- **Written exercise**: Check every line below for the word "this" and give only the number of lines where it appears.
+++ Dataset excerpts
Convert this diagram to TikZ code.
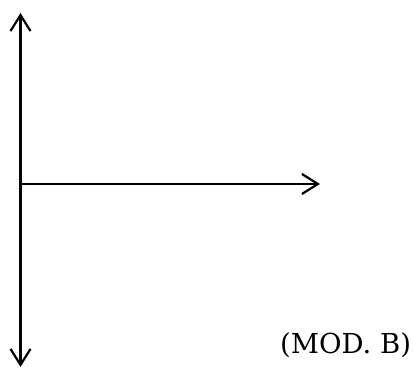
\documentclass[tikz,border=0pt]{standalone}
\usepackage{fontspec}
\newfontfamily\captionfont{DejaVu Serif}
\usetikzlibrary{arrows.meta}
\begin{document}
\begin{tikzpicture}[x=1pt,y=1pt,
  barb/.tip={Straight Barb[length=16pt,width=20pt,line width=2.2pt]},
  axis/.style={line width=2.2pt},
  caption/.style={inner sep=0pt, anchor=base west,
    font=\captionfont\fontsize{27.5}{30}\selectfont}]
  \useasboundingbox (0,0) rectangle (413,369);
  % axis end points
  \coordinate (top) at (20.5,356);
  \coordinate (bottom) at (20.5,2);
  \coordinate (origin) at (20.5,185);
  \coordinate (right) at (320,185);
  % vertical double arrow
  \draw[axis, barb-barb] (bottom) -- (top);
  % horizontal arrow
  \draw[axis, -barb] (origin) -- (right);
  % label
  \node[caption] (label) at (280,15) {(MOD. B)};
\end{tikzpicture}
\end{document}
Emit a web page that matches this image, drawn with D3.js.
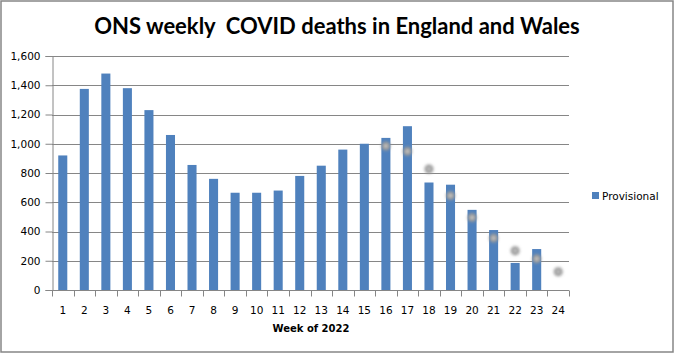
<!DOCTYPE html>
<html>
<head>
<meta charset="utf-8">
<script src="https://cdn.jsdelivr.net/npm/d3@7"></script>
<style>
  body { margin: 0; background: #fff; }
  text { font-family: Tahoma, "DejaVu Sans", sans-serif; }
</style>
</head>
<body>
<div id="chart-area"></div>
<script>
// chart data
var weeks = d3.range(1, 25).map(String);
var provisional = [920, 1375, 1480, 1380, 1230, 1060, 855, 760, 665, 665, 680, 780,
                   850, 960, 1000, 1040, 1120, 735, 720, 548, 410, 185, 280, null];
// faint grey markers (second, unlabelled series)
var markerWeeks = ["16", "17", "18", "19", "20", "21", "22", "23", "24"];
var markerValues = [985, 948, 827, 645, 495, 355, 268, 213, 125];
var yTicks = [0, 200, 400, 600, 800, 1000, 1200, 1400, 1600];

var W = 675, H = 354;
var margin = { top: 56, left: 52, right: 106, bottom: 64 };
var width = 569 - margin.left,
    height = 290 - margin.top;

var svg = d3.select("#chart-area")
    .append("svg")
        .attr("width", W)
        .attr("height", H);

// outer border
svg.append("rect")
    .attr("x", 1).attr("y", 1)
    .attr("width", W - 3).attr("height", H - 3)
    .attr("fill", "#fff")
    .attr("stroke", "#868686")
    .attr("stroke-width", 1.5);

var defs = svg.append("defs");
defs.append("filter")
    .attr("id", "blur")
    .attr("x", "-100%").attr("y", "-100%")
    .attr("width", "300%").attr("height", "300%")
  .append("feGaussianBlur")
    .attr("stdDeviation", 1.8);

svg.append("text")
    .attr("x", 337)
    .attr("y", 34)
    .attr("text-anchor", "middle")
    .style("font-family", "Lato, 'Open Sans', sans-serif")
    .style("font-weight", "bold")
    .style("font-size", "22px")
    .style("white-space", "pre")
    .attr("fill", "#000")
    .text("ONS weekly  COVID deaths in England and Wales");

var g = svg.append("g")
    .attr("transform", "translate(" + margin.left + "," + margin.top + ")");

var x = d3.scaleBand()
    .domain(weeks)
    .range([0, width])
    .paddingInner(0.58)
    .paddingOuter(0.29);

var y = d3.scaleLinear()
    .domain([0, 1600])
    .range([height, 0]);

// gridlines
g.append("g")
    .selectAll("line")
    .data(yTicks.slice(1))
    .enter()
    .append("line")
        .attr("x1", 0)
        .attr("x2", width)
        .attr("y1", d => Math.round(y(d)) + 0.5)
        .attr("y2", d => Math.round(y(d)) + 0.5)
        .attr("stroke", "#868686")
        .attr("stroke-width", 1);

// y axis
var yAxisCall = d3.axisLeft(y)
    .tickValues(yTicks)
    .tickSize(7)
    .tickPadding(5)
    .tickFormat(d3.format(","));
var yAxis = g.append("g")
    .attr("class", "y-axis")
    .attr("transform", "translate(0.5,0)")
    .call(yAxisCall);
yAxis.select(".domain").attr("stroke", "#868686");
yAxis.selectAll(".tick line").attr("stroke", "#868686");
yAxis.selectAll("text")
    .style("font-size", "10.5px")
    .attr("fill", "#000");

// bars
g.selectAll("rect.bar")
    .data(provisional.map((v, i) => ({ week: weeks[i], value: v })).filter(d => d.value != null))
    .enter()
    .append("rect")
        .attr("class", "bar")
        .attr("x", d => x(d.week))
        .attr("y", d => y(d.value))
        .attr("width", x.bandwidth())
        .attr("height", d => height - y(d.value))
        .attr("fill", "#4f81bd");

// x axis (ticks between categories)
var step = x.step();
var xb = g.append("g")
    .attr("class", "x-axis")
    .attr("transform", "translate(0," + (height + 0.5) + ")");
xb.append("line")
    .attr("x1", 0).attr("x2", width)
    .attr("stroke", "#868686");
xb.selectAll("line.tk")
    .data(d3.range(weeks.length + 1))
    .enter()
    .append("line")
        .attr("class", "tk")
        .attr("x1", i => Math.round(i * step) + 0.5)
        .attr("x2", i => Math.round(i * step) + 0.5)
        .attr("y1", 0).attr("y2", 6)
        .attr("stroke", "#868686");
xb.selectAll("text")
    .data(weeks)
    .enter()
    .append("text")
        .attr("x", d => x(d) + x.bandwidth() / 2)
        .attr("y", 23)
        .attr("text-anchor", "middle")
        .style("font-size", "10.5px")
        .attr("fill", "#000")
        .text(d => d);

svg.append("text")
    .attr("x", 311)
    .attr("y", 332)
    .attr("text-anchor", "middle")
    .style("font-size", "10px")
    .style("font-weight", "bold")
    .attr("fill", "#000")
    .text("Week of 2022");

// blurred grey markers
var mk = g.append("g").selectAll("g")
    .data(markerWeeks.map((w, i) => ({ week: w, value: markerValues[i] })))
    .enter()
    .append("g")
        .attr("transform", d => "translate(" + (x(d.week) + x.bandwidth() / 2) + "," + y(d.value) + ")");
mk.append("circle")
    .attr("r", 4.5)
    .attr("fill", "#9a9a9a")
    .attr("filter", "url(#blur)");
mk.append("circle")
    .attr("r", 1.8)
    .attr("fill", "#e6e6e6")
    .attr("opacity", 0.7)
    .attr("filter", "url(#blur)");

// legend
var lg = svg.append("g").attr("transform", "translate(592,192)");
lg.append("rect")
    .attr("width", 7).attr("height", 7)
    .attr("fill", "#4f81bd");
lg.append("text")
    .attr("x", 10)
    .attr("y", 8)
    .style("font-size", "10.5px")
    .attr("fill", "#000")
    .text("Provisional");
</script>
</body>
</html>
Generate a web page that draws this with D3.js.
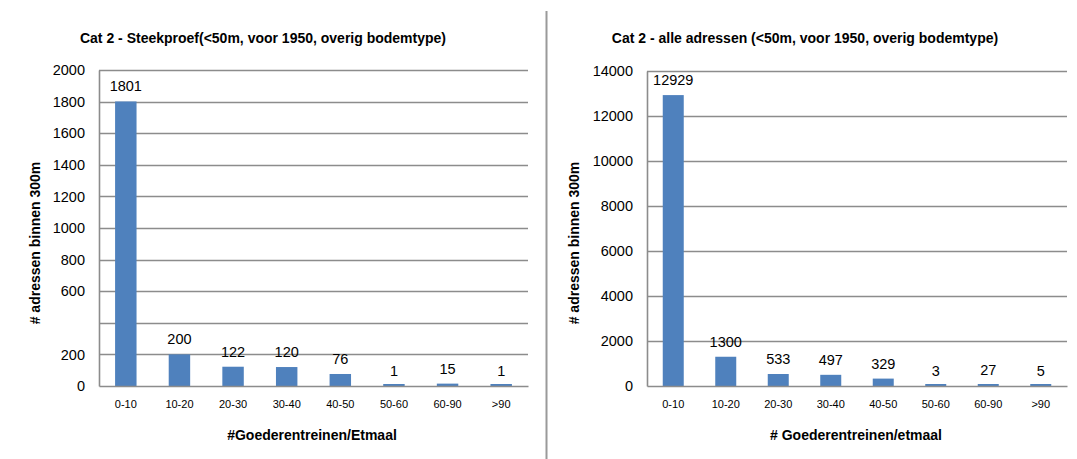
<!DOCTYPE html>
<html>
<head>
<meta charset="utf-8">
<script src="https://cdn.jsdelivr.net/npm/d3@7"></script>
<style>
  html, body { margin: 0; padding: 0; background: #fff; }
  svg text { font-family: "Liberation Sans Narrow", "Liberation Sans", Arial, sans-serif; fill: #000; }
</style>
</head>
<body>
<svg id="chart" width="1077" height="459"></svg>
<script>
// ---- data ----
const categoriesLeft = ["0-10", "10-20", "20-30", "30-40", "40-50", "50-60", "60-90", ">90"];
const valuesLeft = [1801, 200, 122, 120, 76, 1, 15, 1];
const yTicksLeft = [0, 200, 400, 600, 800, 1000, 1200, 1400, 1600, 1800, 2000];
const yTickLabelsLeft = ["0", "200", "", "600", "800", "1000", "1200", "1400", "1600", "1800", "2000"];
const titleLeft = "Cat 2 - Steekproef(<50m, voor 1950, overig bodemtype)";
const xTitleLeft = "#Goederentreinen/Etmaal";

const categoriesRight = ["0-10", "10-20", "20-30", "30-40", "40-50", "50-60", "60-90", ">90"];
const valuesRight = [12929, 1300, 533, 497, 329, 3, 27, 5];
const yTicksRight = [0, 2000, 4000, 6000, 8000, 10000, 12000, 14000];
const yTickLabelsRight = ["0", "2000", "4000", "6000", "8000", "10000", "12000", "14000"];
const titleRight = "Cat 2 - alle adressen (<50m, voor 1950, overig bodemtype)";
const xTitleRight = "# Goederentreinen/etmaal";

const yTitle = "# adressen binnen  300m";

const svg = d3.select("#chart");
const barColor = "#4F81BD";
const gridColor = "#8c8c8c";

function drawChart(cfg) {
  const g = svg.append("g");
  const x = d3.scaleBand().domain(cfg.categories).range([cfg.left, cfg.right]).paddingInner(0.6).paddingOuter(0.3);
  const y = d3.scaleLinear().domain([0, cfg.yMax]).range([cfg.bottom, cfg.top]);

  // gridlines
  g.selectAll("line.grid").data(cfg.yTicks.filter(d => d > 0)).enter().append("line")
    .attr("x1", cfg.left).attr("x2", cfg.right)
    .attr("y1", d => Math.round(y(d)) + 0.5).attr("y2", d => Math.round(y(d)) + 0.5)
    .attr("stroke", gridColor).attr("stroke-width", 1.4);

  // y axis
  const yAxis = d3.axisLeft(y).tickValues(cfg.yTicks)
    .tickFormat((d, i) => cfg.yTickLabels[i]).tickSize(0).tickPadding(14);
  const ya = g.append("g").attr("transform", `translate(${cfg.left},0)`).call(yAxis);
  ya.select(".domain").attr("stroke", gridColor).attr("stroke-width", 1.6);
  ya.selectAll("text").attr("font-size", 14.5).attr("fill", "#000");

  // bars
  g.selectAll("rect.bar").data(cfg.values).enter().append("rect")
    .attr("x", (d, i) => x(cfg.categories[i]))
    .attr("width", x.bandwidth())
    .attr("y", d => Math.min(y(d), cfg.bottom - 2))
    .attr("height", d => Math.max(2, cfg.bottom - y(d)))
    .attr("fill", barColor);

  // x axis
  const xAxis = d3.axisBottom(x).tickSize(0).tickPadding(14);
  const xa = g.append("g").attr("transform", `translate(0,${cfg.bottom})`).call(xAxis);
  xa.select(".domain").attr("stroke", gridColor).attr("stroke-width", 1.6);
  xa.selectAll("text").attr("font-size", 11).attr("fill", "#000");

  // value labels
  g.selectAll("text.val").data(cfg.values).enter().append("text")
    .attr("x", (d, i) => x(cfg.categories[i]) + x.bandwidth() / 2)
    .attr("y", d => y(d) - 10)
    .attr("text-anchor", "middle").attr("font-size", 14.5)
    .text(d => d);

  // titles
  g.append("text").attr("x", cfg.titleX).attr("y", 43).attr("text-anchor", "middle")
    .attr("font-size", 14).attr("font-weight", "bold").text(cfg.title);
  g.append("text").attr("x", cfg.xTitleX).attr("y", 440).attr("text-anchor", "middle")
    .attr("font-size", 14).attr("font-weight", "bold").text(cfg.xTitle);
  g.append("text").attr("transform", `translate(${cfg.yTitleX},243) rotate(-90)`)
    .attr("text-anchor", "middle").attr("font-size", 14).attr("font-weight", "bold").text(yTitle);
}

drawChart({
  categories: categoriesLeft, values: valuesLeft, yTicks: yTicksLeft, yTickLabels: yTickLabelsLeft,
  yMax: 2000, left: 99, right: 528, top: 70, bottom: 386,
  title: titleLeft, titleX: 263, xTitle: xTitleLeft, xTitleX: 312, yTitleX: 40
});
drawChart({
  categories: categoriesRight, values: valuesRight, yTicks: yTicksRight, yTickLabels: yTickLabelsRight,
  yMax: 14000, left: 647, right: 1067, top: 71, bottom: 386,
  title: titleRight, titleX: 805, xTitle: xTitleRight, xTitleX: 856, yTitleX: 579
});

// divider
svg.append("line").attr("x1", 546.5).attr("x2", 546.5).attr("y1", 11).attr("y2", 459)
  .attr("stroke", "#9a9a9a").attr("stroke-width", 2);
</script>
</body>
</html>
++++++
+++ Dataset excerpts
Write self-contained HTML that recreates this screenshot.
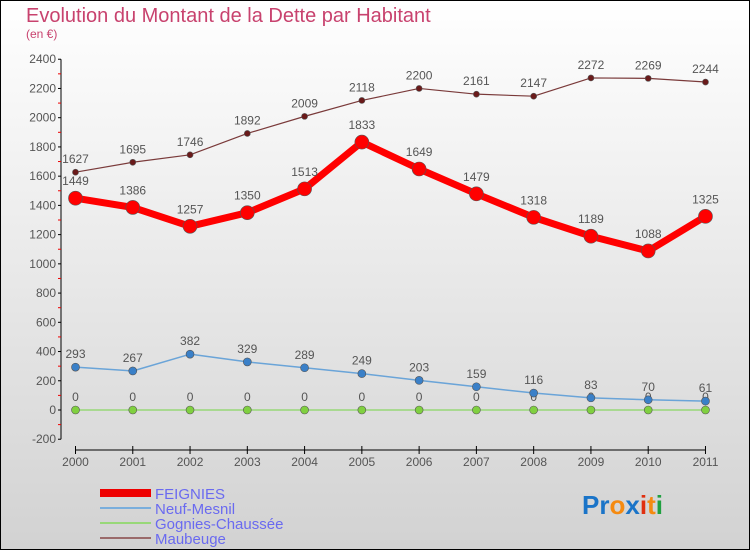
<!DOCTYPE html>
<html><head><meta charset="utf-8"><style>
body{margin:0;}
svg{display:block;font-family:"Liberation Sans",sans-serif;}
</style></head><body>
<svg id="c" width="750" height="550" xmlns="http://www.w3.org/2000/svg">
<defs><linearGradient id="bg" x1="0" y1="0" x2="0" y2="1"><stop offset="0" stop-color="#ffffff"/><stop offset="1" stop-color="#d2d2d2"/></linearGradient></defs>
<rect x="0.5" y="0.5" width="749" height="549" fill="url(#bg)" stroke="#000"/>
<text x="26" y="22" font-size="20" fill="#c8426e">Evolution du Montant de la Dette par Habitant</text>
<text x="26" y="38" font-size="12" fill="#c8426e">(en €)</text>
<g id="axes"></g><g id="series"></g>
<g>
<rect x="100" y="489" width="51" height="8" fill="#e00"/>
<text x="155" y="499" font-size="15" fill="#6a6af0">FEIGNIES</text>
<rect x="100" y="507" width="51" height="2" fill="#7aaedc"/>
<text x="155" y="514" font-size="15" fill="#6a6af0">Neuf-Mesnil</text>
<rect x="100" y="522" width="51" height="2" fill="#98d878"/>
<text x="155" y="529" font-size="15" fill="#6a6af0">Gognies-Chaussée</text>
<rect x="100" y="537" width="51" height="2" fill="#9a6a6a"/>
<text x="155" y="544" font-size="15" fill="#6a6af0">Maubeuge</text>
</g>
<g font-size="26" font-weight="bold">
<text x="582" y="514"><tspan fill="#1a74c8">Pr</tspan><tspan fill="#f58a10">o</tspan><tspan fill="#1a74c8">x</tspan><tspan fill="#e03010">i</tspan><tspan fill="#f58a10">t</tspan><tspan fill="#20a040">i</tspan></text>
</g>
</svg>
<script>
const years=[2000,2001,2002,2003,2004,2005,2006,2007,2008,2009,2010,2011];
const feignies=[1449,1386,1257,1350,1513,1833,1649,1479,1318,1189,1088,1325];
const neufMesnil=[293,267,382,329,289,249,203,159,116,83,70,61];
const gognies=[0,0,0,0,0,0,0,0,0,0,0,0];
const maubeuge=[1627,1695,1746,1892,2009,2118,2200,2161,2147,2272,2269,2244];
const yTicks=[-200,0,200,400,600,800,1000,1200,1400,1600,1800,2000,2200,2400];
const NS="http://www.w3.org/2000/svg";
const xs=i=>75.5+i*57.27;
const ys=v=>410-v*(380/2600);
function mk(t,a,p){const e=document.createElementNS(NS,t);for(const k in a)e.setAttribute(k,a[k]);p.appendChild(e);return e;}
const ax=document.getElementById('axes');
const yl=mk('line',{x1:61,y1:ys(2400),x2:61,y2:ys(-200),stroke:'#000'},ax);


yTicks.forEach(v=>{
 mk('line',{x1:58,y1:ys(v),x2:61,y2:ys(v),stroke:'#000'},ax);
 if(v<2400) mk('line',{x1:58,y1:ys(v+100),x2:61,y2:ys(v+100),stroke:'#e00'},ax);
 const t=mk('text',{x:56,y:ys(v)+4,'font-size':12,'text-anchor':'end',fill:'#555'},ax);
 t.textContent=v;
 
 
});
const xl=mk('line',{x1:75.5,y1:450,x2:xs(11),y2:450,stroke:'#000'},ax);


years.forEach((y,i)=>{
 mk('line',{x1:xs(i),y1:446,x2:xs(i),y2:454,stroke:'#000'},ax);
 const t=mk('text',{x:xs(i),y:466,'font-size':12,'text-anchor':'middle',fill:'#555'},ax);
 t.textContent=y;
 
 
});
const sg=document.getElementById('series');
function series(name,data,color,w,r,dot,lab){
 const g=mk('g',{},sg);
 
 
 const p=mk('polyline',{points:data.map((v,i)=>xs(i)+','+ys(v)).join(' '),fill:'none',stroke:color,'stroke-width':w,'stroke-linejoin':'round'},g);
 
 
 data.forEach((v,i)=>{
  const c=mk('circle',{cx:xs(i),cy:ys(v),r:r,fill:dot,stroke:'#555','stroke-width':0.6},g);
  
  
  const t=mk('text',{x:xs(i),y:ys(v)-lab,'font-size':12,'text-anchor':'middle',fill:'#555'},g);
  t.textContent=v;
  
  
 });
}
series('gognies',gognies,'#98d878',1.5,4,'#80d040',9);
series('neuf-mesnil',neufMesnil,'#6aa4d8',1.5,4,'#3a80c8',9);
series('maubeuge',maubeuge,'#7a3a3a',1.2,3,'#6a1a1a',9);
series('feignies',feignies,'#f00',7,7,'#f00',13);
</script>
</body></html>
++++++
+++ Dataset excerpts
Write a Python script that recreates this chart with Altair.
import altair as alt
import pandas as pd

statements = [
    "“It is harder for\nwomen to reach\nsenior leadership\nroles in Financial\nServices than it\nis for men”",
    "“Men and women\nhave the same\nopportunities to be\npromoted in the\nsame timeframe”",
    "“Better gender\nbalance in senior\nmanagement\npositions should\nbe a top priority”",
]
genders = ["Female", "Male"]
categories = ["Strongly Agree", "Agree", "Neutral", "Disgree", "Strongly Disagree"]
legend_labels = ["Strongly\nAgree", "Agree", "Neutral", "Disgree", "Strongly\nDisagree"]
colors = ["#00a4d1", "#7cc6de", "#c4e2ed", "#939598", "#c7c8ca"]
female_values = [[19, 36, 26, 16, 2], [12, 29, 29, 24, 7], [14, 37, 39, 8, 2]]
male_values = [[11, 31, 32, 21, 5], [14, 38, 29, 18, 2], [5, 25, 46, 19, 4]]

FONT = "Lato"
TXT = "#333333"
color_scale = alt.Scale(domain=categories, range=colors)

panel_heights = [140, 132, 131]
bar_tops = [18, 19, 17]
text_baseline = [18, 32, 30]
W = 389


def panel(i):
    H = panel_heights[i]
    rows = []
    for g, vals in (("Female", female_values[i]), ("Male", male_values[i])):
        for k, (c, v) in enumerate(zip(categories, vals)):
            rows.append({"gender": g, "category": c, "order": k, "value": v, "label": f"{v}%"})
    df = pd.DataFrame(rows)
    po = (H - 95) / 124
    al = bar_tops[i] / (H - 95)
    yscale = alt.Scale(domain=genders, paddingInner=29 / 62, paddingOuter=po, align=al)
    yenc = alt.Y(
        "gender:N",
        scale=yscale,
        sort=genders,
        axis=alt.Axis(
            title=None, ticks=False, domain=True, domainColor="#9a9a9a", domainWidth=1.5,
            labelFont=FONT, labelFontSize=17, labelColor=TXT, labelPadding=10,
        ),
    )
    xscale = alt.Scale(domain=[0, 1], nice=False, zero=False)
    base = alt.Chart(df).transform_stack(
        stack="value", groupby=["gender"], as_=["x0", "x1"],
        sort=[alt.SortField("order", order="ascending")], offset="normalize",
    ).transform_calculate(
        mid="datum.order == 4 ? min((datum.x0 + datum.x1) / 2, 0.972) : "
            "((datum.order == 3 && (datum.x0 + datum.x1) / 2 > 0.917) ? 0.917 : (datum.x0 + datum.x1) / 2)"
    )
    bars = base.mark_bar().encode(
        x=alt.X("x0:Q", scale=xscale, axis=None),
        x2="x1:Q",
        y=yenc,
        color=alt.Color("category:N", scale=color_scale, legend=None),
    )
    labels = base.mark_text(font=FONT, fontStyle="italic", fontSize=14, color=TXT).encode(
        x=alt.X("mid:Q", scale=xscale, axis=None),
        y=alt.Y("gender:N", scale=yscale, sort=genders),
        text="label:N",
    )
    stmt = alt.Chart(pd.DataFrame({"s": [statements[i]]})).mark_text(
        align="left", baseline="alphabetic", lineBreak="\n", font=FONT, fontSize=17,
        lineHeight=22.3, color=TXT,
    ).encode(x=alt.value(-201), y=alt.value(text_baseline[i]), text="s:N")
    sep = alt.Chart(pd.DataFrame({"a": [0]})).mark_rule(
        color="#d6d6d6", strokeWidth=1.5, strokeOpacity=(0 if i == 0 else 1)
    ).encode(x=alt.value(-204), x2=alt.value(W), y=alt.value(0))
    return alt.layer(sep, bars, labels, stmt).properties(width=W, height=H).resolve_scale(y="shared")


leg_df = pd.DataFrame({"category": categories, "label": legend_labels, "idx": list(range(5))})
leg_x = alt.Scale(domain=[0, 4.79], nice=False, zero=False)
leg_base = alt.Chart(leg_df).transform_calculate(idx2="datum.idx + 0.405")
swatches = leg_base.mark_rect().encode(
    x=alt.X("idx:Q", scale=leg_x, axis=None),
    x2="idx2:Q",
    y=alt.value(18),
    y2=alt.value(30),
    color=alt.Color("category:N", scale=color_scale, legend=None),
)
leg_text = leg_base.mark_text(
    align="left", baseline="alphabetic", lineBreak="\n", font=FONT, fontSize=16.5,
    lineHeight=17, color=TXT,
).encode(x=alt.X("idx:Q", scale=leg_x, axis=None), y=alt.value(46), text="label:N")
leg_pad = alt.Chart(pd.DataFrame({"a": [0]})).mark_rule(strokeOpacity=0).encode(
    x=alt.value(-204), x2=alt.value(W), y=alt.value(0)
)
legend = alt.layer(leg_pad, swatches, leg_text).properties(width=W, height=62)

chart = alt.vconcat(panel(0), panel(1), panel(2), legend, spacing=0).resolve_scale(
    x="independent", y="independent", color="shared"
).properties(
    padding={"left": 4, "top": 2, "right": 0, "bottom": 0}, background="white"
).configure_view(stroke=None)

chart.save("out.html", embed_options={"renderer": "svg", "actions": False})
++++++
- **Result of the task**: 5